**GIVEN RECORDS**
--------------------

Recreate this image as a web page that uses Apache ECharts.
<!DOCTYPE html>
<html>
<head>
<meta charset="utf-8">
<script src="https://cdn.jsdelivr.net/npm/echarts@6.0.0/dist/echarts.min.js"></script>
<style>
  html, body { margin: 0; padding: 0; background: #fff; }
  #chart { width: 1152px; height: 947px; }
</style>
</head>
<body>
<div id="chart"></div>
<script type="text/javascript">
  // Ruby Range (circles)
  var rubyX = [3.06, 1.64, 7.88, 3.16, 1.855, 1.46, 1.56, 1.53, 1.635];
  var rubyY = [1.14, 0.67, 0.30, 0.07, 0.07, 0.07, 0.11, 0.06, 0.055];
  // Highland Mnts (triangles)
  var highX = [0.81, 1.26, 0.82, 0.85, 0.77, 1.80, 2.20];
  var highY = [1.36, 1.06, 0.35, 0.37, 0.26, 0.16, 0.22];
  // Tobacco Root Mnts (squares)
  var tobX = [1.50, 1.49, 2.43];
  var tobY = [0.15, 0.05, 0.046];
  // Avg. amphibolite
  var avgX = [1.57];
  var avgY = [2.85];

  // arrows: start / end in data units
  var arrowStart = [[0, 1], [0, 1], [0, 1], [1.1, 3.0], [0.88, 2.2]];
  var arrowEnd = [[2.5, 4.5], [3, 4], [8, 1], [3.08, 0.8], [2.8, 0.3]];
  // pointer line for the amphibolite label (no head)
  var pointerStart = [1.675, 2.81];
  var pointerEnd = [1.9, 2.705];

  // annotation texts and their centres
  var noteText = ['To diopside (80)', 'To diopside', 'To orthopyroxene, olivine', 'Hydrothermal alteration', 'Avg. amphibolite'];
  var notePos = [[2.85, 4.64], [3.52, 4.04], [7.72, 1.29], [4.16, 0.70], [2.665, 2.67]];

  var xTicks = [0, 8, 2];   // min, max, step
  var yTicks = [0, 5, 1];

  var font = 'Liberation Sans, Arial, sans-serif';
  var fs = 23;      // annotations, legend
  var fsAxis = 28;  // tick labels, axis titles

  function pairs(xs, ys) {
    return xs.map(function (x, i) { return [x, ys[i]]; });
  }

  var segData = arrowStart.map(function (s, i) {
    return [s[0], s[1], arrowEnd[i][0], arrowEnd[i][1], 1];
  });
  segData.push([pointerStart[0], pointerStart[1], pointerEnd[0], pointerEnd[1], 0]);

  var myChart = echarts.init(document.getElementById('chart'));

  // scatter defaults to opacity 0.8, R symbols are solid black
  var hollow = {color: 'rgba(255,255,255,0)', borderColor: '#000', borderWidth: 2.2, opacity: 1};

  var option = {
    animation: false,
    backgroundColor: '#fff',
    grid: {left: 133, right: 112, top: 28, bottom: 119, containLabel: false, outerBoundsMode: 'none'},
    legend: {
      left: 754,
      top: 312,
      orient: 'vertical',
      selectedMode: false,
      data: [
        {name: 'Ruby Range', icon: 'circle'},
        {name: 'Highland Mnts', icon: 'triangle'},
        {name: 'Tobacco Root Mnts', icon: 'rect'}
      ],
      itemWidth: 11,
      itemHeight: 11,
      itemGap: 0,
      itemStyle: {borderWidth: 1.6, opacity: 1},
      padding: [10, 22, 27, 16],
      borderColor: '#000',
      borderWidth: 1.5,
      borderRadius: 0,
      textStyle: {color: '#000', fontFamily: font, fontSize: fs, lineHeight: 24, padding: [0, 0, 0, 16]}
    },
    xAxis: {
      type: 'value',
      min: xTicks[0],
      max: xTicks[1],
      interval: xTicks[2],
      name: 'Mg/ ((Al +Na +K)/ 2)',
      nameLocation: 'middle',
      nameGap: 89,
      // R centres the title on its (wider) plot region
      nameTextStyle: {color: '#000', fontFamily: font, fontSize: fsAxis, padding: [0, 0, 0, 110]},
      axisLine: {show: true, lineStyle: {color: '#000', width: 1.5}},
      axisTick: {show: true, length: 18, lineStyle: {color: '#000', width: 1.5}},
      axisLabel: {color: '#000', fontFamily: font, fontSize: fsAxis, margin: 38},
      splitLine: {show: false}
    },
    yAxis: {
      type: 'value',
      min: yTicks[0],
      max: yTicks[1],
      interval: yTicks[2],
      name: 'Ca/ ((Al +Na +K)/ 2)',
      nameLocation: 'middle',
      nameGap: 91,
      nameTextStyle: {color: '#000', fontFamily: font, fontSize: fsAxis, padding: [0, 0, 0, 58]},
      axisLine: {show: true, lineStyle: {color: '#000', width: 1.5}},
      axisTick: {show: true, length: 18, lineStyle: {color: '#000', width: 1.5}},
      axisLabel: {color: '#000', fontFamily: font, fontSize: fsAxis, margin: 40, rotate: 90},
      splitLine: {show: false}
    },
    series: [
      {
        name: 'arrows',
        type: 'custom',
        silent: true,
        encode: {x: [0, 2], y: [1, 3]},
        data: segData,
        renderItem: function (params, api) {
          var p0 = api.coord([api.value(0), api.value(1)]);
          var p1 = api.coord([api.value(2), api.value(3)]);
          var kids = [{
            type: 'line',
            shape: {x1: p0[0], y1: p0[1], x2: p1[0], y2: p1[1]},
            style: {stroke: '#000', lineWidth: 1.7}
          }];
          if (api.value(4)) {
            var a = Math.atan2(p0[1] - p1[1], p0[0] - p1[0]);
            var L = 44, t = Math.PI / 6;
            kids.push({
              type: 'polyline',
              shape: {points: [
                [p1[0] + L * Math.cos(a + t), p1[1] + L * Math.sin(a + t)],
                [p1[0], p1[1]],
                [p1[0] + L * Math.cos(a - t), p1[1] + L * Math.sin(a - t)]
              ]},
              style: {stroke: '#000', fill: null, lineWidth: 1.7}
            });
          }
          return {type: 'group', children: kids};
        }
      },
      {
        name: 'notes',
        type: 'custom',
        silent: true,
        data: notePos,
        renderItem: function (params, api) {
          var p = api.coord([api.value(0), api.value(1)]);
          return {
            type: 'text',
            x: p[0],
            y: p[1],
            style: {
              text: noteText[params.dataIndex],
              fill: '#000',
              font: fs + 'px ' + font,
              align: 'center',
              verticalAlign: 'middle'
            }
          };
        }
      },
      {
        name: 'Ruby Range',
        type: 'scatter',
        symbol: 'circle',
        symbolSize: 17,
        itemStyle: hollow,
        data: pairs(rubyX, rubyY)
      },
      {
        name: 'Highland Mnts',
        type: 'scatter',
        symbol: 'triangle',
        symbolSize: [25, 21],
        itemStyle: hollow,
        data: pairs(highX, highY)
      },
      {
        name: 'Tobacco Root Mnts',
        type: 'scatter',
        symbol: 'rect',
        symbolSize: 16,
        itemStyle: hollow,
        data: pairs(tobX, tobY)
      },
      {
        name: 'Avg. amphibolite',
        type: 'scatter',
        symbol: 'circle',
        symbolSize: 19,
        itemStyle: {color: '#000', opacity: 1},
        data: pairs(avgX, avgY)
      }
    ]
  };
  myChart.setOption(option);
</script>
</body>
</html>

--------------------

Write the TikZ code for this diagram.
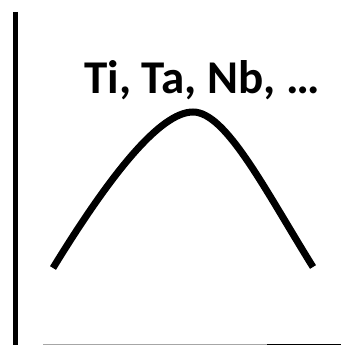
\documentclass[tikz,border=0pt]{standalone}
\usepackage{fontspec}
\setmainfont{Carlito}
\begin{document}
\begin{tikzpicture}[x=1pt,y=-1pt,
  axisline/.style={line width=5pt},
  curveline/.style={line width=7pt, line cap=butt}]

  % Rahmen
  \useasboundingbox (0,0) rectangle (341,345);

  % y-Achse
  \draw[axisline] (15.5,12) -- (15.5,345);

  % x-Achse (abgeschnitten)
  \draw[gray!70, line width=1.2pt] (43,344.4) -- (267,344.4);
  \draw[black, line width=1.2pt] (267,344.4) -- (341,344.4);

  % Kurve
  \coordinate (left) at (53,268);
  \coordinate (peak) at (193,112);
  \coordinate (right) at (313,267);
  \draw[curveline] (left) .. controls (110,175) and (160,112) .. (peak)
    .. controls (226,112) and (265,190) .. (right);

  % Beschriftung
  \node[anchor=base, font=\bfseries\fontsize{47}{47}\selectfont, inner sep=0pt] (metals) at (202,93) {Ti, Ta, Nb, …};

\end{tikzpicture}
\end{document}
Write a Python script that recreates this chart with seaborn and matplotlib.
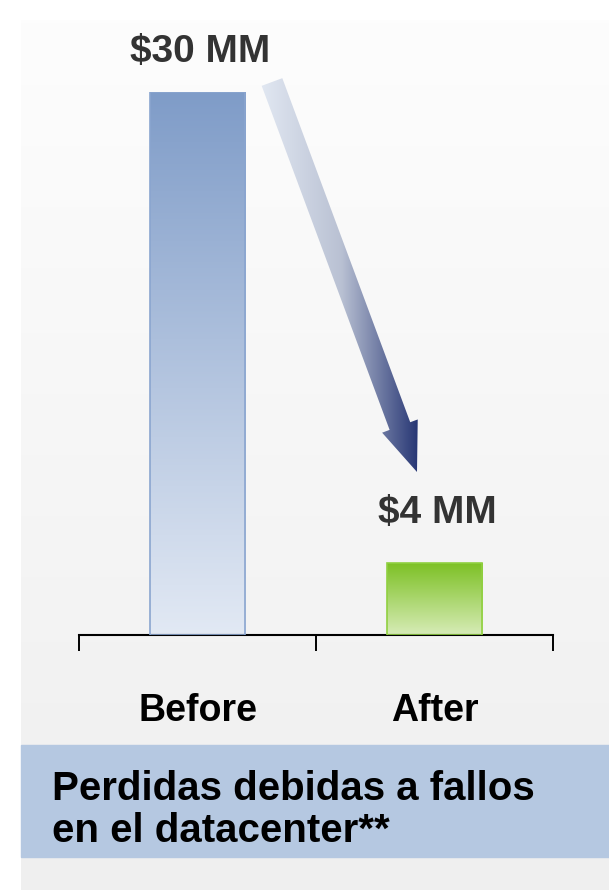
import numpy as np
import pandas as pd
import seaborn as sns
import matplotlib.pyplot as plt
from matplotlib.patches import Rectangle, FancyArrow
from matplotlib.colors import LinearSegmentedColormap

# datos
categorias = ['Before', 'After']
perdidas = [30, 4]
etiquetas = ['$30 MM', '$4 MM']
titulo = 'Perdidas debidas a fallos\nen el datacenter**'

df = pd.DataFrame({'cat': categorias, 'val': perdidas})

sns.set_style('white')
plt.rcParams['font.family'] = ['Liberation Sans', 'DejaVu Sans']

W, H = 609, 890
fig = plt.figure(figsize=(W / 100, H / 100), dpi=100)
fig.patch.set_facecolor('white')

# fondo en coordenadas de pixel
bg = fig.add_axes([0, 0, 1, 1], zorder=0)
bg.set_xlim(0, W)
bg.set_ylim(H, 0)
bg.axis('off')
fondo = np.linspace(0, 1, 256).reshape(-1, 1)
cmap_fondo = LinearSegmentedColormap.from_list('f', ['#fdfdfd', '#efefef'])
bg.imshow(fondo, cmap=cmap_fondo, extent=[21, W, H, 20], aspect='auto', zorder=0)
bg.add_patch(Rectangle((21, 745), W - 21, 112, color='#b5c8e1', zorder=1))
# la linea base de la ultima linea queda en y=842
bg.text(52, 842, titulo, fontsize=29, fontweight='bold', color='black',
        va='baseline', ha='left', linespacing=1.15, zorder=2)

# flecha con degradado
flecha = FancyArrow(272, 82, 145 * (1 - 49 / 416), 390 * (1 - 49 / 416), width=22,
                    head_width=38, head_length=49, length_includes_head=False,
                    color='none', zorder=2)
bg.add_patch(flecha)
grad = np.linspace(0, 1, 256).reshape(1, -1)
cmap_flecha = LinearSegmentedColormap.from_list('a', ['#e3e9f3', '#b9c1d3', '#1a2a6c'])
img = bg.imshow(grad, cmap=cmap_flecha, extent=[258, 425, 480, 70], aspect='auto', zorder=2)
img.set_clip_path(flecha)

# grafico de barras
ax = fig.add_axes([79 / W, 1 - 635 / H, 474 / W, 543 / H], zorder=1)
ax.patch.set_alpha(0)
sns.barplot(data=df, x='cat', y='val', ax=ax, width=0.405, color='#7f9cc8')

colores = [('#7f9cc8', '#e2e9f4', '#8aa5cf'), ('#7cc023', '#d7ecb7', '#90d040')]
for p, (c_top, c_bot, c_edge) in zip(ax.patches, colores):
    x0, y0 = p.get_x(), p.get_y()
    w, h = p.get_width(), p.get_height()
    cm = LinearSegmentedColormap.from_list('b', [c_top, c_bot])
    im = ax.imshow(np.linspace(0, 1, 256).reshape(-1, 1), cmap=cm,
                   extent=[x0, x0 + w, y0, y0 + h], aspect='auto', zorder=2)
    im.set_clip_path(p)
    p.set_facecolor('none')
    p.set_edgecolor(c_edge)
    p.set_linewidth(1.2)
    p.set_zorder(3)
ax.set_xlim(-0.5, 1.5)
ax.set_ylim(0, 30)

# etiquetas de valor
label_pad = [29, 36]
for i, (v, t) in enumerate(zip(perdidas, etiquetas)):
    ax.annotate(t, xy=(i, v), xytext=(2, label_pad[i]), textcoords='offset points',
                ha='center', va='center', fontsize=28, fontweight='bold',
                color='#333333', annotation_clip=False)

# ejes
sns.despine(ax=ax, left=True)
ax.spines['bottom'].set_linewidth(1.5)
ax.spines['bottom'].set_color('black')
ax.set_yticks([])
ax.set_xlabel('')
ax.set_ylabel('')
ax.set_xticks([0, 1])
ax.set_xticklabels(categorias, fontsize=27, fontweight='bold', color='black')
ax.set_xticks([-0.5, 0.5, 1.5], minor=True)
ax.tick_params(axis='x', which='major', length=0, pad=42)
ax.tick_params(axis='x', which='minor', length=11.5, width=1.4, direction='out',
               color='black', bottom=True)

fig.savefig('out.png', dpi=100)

--------------------

**DIRECTIVE**
Gather from the records above every line containing the string "Write".

**THE RESULT**
Write the TikZ code for this diagram.
Write a Python script that recreates this chart with seaborn and matplotlib.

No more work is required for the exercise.